Il nord del Portogallo e la Galizia sono invasi da vasi abbandonati usati per una tecnica orrenda di pesca dei polpi che uccide anche i piccoli
Le spiagge del nord del Portogallo sono caratterizzate da una presenza insolita e, a prima vista, misteriosa: centinaia di vasi abbandonati che si affollano lungo la riva e inquinano l’ambiente. Dietro a questa apparente confusione di oggetti si cela una tremenda pratica di pesca del polpo.
Questi contenitori, noti come nasse, sono percepiti dai polpi come rifugi ideali. Il polpo, con la sua natura schiva e inclinazione a cercare riparo al buio, trova infatti in questi vasi l’ambientazione perfetta per la sua tana.
Ciò consente non solo di ripararsi, ma anche di nascondere e proteggere (solo in apparenza) i propri piccoli. Quando queste nasse vengono riportate in superficie, tuttavia, vengono catturati sia i polpi adulti che la loro prole non permettendo così la riproduzione della specie.
Un barbaro metodo più economico
In Spagna l’utilizzo di tali vasi è vietato e vengono preferite altre tecniche di pesca del polpo. Si impiegano infatti nasse con esche per attirare il polpo, intrappolandolo una volta che ha ceduto alla tentazione di cibarsi.
Sebbene questa metodologia possa essere più efficace, comporta anche costi aggiuntivi. Pertanto si sospetta che alcuni pescatori, con tutta probabilità per ragioni economiche, continuino a utilizzare i vasi, nonostante il divieto.
La situazione è particolarmente evidente in Galizia, dove numerosi vasi abbandonati deturpano le spiagge. Tuttavia il fenomeno è ancora più sorprendente in Portogallo, dove una passeggiata lungo la riva può svelare un paesaggio costellato da centinaia di questi contenitori.

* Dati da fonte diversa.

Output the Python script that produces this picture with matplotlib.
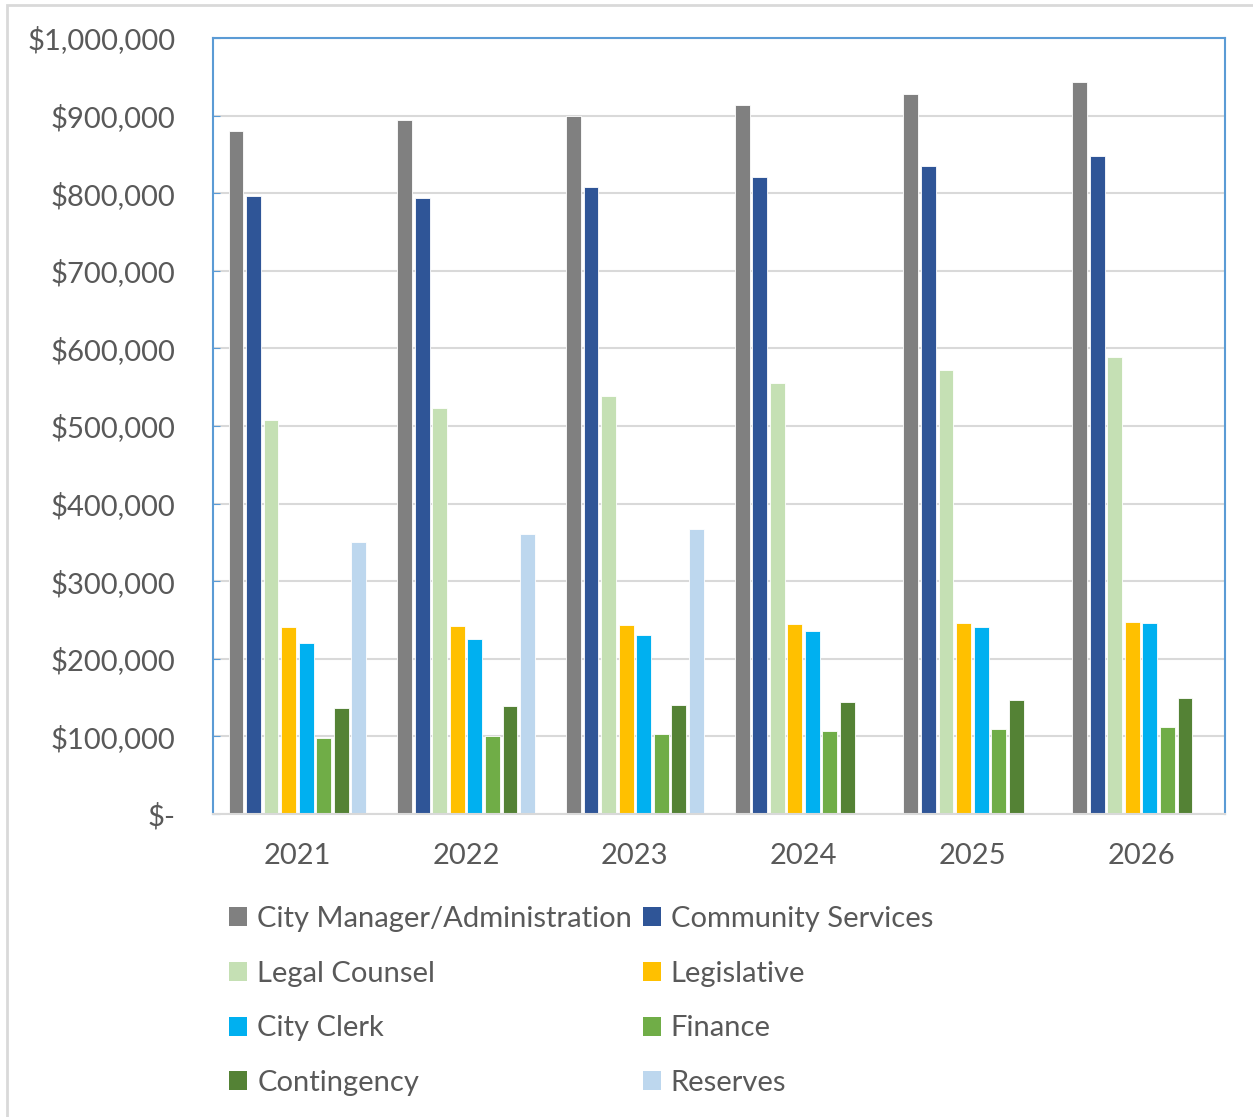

Da questa pratica e dalle immagini di vasi che ricoprono le coste nascono diverse considerazioni. La presenza massiccia di questi vasi abbandonati non può infatti non sollevare domande da un lato sul rispetto dell’ambiente e sul problema dell’inquinamento che l’uso di questi vasi porta con sé dato che vengono abbandonati una volta utilizzati. Dall’altro lato ci deve far riflettere sul tremendo impatto delle attività umane sulla vita marina che viene letteralmente sterminata.